The task →
Reproduce all the lines exactly as they stand, apart from the pictures.

Supplied material →
□ □ □

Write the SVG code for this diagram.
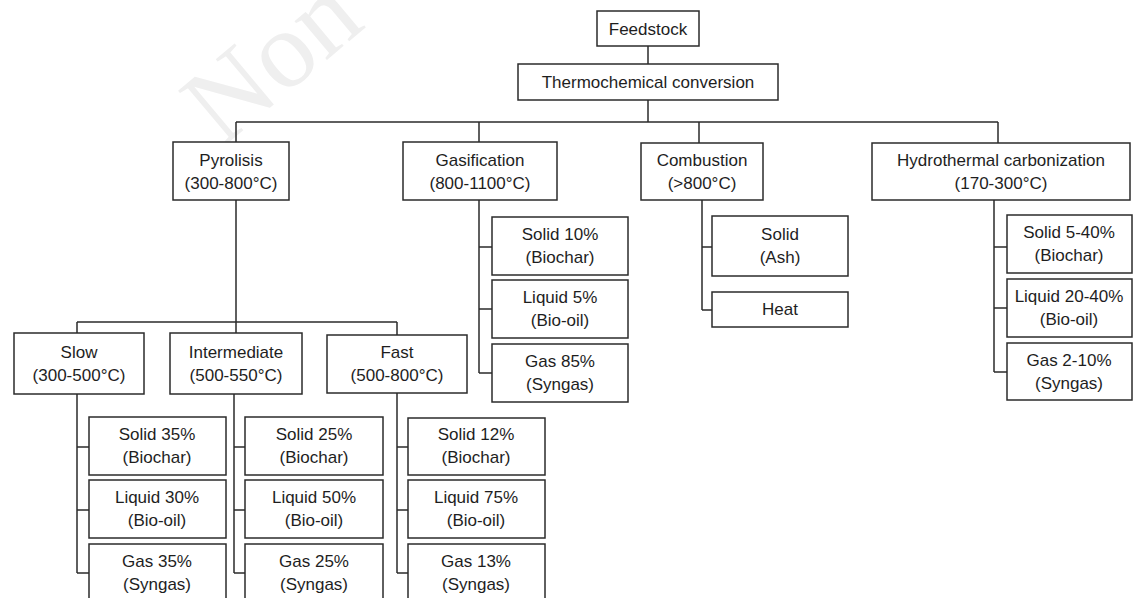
<svg xmlns="http://www.w3.org/2000/svg" width="1134" height="598" viewBox="0 0 1134 598">
<style>
.b{fill:#ffffff;stroke:#2b2b2b;stroke-width:1.5}
.c{fill:none;stroke:#2b2b2b;stroke-width:1.5}
text{font-family:"Liberation Sans",Arial,sans-serif;font-size:17px;fill:#1e1e1e;text-anchor:middle}
.wm{font-family:"Liberation Serif",serif;font-size:110px;fill:#efefef;text-anchor:start}
</style>
<rect width="1134" height="598" fill="#ffffff"/>
<text class="wm" transform="translate(222,148) rotate(-40)">Non c</text>
<g id="connectors" class="c">
<path d="M648 46V64M648 100V122M236 122H998M236 122V142M479 122V142M699 122V143M998 122V143"/>
<path d="M236 200V322M77 322H397M77 322V333M236 322V333M397 322V335"/>
<path d="M77 394V573M77 447H89M77 510H89M77 573H89"/>
<path d="M234 394V573M234 447H245M234 510H245M234 573H245"/>
<path d="M397 393V573M397 447H408M397 510H408M397 573H408"/>
<path d="M479 200V373M479 247H492M479 309H492M479 373H492"/>
<path d="M702 200V310M702 247H712M702 310H712"/>
<path d="M994 200V372M994 247H1007M994 308H1007M994 372H1007"/>
</g>
<g id="feedstock"><rect class="b" x="597" y="11" width="102" height="35"/><text x="648" y="35">Feedstock</text></g>
<g id="thermochemical"><rect class="b" x="518" y="64" width="260" height="36"/><text x="648" y="88">Thermochemical conversion</text></g>
<g id="pyrolisis"><rect class="b" x="173" y="142" width="116" height="58"/><text x="231" y="166">Pyrolisis</text><text x="231" y="189">(300-800°C)</text></g>
<g id="gasification"><rect class="b" x="403" y="142" width="154" height="58"/><text x="480" y="166">Gasification</text><text x="480" y="189">(800-1100°C)</text></g>
<g id="combustion"><rect class="b" x="641" y="143" width="122" height="57"/><text x="702" y="166">Combustion</text><text x="702" y="189">(&gt;800°C)</text></g>
<g id="hydrothermal"><rect class="b" x="872" y="143" width="258" height="57"/><text x="1001" y="166">Hydrothermal carbonization</text><text x="1001" y="189">(170-300°C)</text></g>
<g id="gas-solid"><rect class="b" x="492" y="217" width="136" height="58"/><text x="560" y="240">Solid 10%</text><text x="560" y="263">(Biochar)</text></g>
<g id="gas-liquid"><rect class="b" x="492" y="280" width="136" height="58"/><text x="560" y="303">Liquid 5%</text><text x="560" y="326">(Bio-oil)</text></g>
<g id="gas-gas"><rect class="b" x="492" y="344" width="136" height="58"/><text x="560" y="367">Gas 85%</text><text x="560" y="390">(Syngas)</text></g>
<g id="comb-solid"><rect class="b" x="712" y="216" width="136" height="60"/><text x="780" y="240">Solid</text><text x="780" y="263">(Ash)</text></g>
<g id="comb-heat"><rect class="b" x="712" y="292" width="136" height="35"/><text x="780" y="315">Heat</text></g>
<g id="htc-solid"><rect class="b" x="1007" y="215" width="125" height="58"/><text x="1069" y="238">Solid 5-40%</text><text x="1069" y="261">(Biochar)</text></g>
<g id="htc-liquid"><rect class="b" x="1007" y="279" width="125" height="58"/><text x="1069" y="302">Liquid 20-40%</text><text x="1069" y="325">(Bio-oil)</text></g>
<g id="htc-gas"><rect class="b" x="1007" y="343" width="125" height="57"/><text x="1069" y="366">Gas 2-10%</text><text x="1069" y="389">(Syngas)</text></g>
<g id="slow"><rect class="b" x="14" y="333" width="130" height="61"/><text x="79" y="358">Slow</text><text x="79" y="381">(300-500°C)</text></g>
<g id="intermediate"><rect class="b" x="170" y="333" width="132" height="61"/><text x="236" y="358">Intermediate</text><text x="236" y="381">(500-550°C)</text></g>
<g id="fast"><rect class="b" x="327" y="335" width="140" height="58"/><text x="397" y="358">Fast</text><text x="397" y="381">(500-800°C)</text></g>
<g id="slow-solid"><rect class="b" x="89" y="417" width="137" height="58"/><text x="157" y="440">Solid 35%</text><text x="157" y="463">(Biochar)</text></g>
<g id="slow-liquid"><rect class="b" x="89" y="480" width="137" height="58"/><text x="157" y="503">Liquid 30%</text><text x="157" y="526">(Bio-oil)</text></g>
<g id="slow-gas"><rect class="b" x="89" y="544" width="137" height="60"/><text x="157" y="567">Gas 35%</text><text x="157" y="590">(Syngas)</text></g>
<g id="int-solid"><rect class="b" x="245" y="417" width="138" height="58"/><text x="314" y="440">Solid 25%</text><text x="314" y="463">(Biochar)</text></g>
<g id="int-liquid"><rect class="b" x="245" y="480" width="138" height="58"/><text x="314" y="503">Liquid 50%</text><text x="314" y="526">(Bio-oil)</text></g>
<g id="int-gas"><rect class="b" x="245" y="544" width="138" height="60"/><text x="314" y="567">Gas 25%</text><text x="314" y="590">(Syngas)</text></g>
<g id="fast-solid"><rect class="b" x="408" y="418" width="137" height="57"/><text x="476" y="440">Solid 12%</text><text x="476" y="463">(Biochar)</text></g>
<g id="fast-liquid"><rect class="b" x="408" y="480" width="137" height="58"/><text x="476" y="503">Liquid 75%</text><text x="476" y="526">(Bio-oil)</text></g>
<g id="fast-gas"><rect class="b" x="408" y="544" width="137" height="60"/><text x="476" y="567">Gas 13%</text><text x="476" y="590">(Syngas)</text></g>
</svg>
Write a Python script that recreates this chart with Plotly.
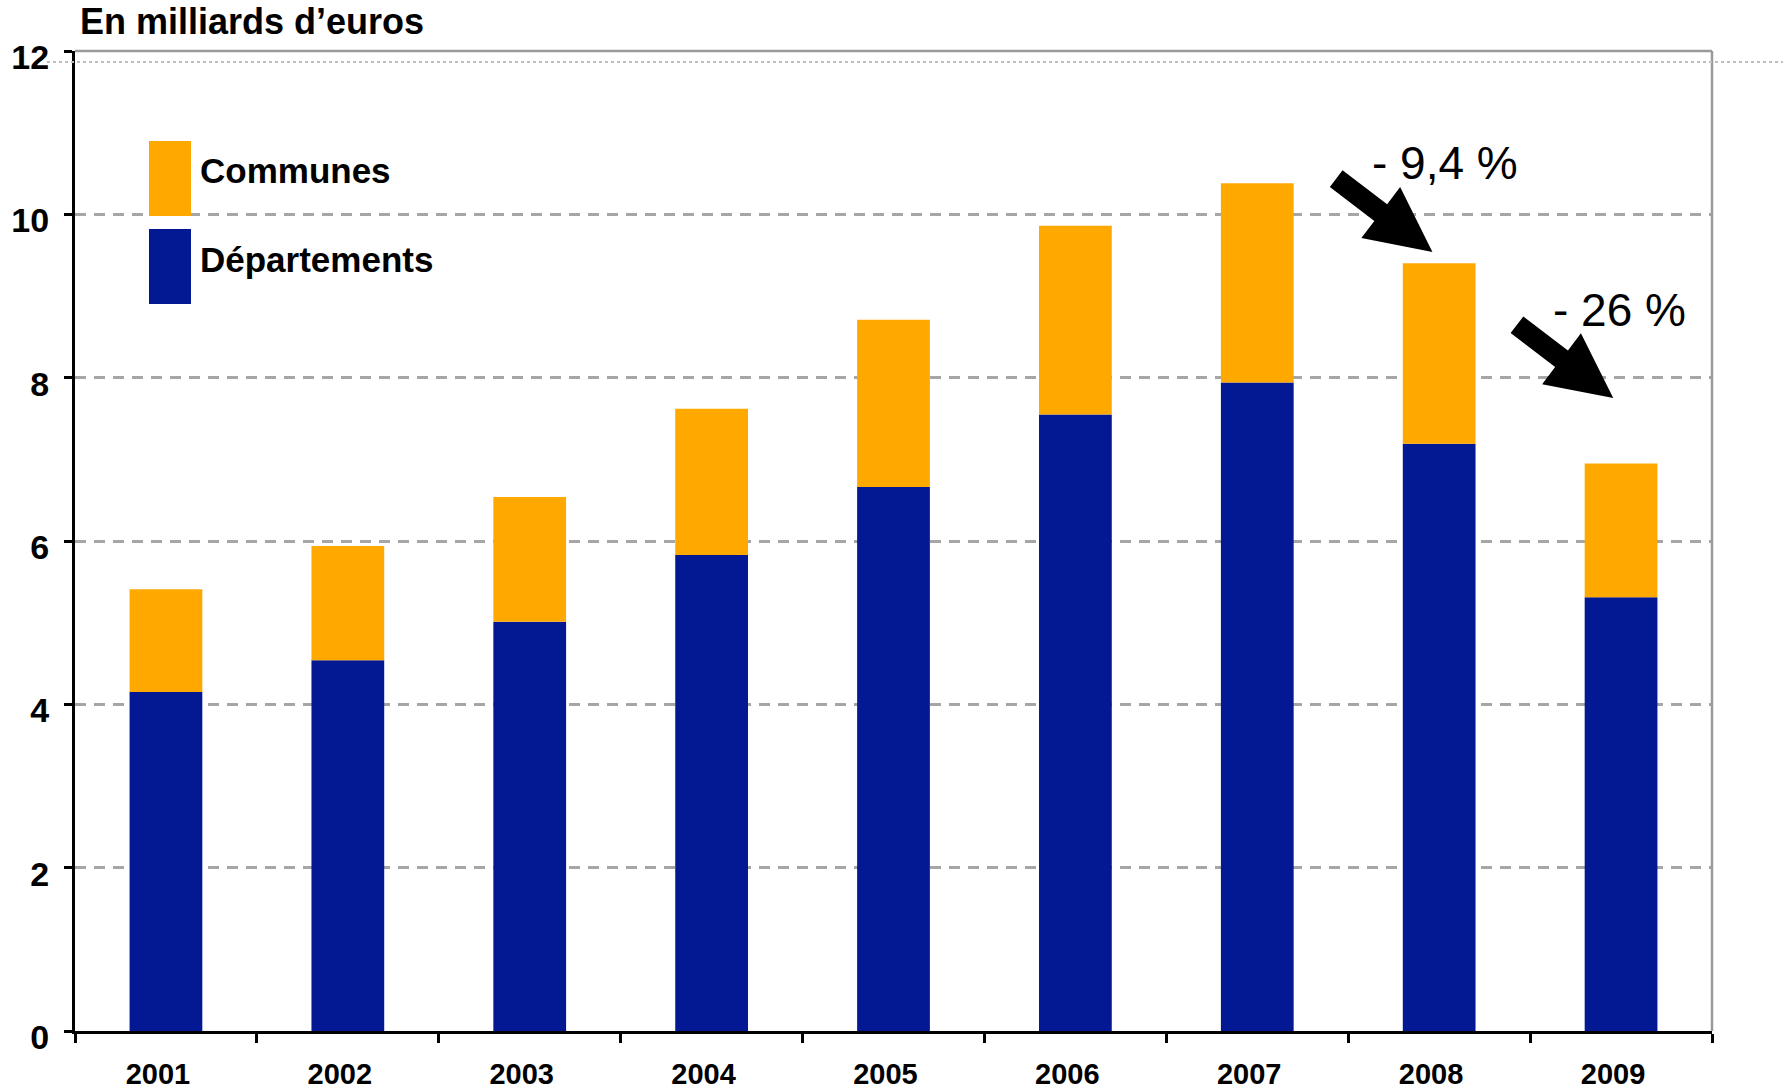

□ □ □

Written solution →
Write the SVG code for this diagram.
<svg xmlns="http://www.w3.org/2000/svg" width="1134" height="598" viewBox="0 0 1134 598">
<style>
.b{fill:#ffffff;stroke:#2b2b2b;stroke-width:1.5}
.c{fill:none;stroke:#2b2b2b;stroke-width:1.5}
text{font-family:"Liberation Sans",Arial,sans-serif;font-size:17px;fill:#1e1e1e;text-anchor:middle}
.wm{font-family:"Liberation Serif",serif;font-size:110px;fill:#efefef;text-anchor:start}
</style>
<rect width="1134" height="598" fill="#ffffff"/>
<text class="wm" transform="translate(222,148) rotate(-40)">Non c</text>
<g id="connectors" class="c">
<path d="M648 46V64M648 100V122M236 122H998M236 122V142M479 122V142M699 122V143M998 122V143"/>
<path d="M236 200V322M77 322H397M77 322V333M236 322V333M397 322V335"/>
<path d="M77 394V573M77 447H89M77 510H89M77 573H89"/>
<path d="M234 394V573M234 447H245M234 510H245M234 573H245"/>
<path d="M397 393V573M397 447H408M397 510H408M397 573H408"/>
<path d="M479 200V373M479 247H492M479 309H492M479 373H492"/>
<path d="M702 200V310M702 247H712M702 310H712"/>
<path d="M994 200V372M994 247H1007M994 308H1007M994 372H1007"/>
</g>
<g id="feedstock"><rect class="b" x="597" y="11" width="102" height="35"/><text x="648" y="35">Feedstock</text></g>
<g id="thermochemical"><rect class="b" x="518" y="64" width="260" height="36"/><text x="648" y="88">Thermochemical conversion</text></g>
<g id="pyrolisis"><rect class="b" x="173" y="142" width="116" height="58"/><text x="231" y="166">Pyrolisis</text><text x="231" y="189">(300-800°C)</text></g>
<g id="gasification"><rect class="b" x="403" y="142" width="154" height="58"/><text x="480" y="166">Gasification</text><text x="480" y="189">(800-1100°C)</text></g>
<g id="combustion"><rect class="b" x="641" y="143" width="122" height="57"/><text x="702" y="166">Combustion</text><text x="702" y="189">(&gt;800°C)</text></g>
<g id="hydrothermal"><rect class="b" x="872" y="143" width="258" height="57"/><text x="1001" y="166">Hydrothermal carbonization</text><text x="1001" y="189">(170-300°C)</text></g>
<g id="gas-solid"><rect class="b" x="492" y="217" width="136" height="58"/><text x="560" y="240">Solid 10%</text><text x="560" y="263">(Biochar)</text></g>
<g id="gas-liquid"><rect class="b" x="492" y="280" width="136" height="58"/><text x="560" y="303">Liquid 5%</text><text x="560" y="326">(Bio-oil)</text></g>
<g id="gas-gas"><rect class="b" x="492" y="344" width="136" height="58"/><text x="560" y="367">Gas 85%</text><text x="560" y="390">(Syngas)</text></g>
<g id="comb-solid"><rect class="b" x="712" y="216" width="136" height="60"/><text x="780" y="240">Solid</text><text x="780" y="263">(Ash)</text></g>
<g id="comb-heat"><rect class="b" x="712" y="292" width="136" height="35"/><text x="780" y="315">Heat</text></g>
<g id="htc-solid"><rect class="b" x="1007" y="215" width="125" height="58"/><text x="1069" y="238">Solid 5-40%</text><text x="1069" y="261">(Biochar)</text></g>
<g id="htc-liquid"><rect class="b" x="1007" y="279" width="125" height="58"/><text x="1069" y="302">Liquid 20-40%</text><text x="1069" y="325">(Bio-oil)</text></g>
<g id="htc-gas"><rect class="b" x="1007" y="343" width="125" height="57"/><text x="1069" y="366">Gas 2-10%</text><text x="1069" y="389">(Syngas)</text></g>
<g id="slow"><rect class="b" x="14" y="333" width="130" height="61"/><text x="79" y="358">Slow</text><text x="79" y="381">(300-500°C)</text></g>
<g id="intermediate"><rect class="b" x="170" y="333" width="132" height="61"/><text x="236" y="358">Intermediate</text><text x="236" y="381">(500-550°C)</text></g>
<g id="fast"><rect class="b" x="327" y="335" width="140" height="58"/><text x="397" y="358">Fast</text><text x="397" y="381">(500-800°C)</text></g>
<g id="slow-solid"><rect class="b" x="89" y="417" width="137" height="58"/><text x="157" y="440">Solid 35%</text><text x="157" y="463">(Biochar)</text></g>
<g id="slow-liquid"><rect class="b" x="89" y="480" width="137" height="58"/><text x="157" y="503">Liquid 30%</text><text x="157" y="526">(Bio-oil)</text></g>
<g id="slow-gas"><rect class="b" x="89" y="544" width="137" height="60"/><text x="157" y="567">Gas 35%</text><text x="157" y="590">(Syngas)</text></g>
<g id="int-solid"><rect class="b" x="245" y="417" width="138" height="58"/><text x="314" y="440">Solid 25%</text><text x="314" y="463">(Biochar)</text></g>
<g id="int-liquid"><rect class="b" x="245" y="480" width="138" height="58"/><text x="314" y="503">Liquid 50%</text><text x="314" y="526">(Bio-oil)</text></g>
<g id="int-gas"><rect class="b" x="245" y="544" width="138" height="60"/><text x="314" y="567">Gas 25%</text><text x="314" y="590">(Syngas)</text></g>
<g id="fast-solid"><rect class="b" x="408" y="418" width="137" height="57"/><text x="476" y="440">Solid 12%</text><text x="476" y="463">(Biochar)</text></g>
<g id="fast-liquid"><rect class="b" x="408" y="480" width="137" height="58"/><text x="476" y="503">Liquid 75%</text><text x="476" y="526">(Bio-oil)</text></g>
<g id="fast-gas"><rect class="b" x="408" y="544" width="137" height="60"/><text x="476" y="567">Gas 13%</text><text x="476" y="590">(Syngas)</text></g>
</svg>
Write a Python script that recreates this chart with Plotly.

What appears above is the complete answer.